I’ve done that by committing to loose intentions such as growing confident about all things business and caring for myself (the latter is spectacularly hard for me, made more complicated by sociocultural baggage). I’d like to continue setting intentions, as it feels more natural than creating clearly defined goals. Having said that, in the new year, I’d like more money (!), a few new clients and powerful research projects. And less FOMO and guilt generally.
Lindsay Hobbs: I don’t do annual planning. My client list has grown this past year, and I’m hoping to grow it further in 2025, but I don’t have any sort of predictability to when work comes my way. It has been more or less working out — sometimes I start to freak out when nothing is lined up, and then something lands in my inbox. I have no idea how to plan in this situation, but organically filling my calendar also leaves room for flexibility.

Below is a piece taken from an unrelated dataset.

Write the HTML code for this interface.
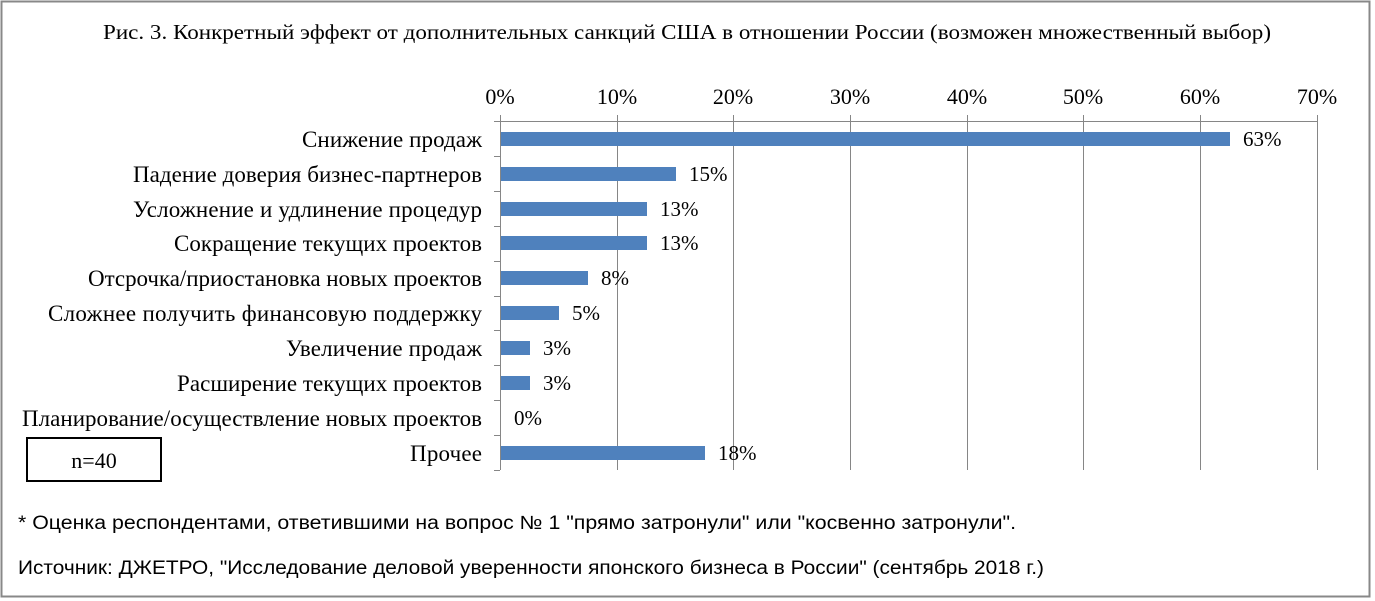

Tina Emmerich: I used to make plans in my head. Like “Have website up by September,” “do a self-paced lesson a week” (lol) or “write a blog post a month” (double lol). And then I’d forget — and then I’d remember — and then I’d feel stressed because I hadn’t done anything yet. I used to write things down in a notebook — only to forget to look into my notebook! What I’m trying now is a small whiteboard in plain sight where I write down a small list of goals. (And a reminder to look into my notebook.)
Reflection
As for me, I still haven’t figured out what my annual planning will look like in 2025. Ultimately, what I think I want is something measurable that maps client work to the calendar, ensures a steady income stream, allows time for writing and teaching and accounts for my long-term vision for my business … but is also inspirational, creative and engaging to the senses. Ideally it would also somehow be embodied.
What I think I’m saying is that I want an annual plan in a spreadsheet that is linked to a calendar but is also an interpretive dance. I’ll keep working on that process. Until I figure that out, I’ll continue with the vibes.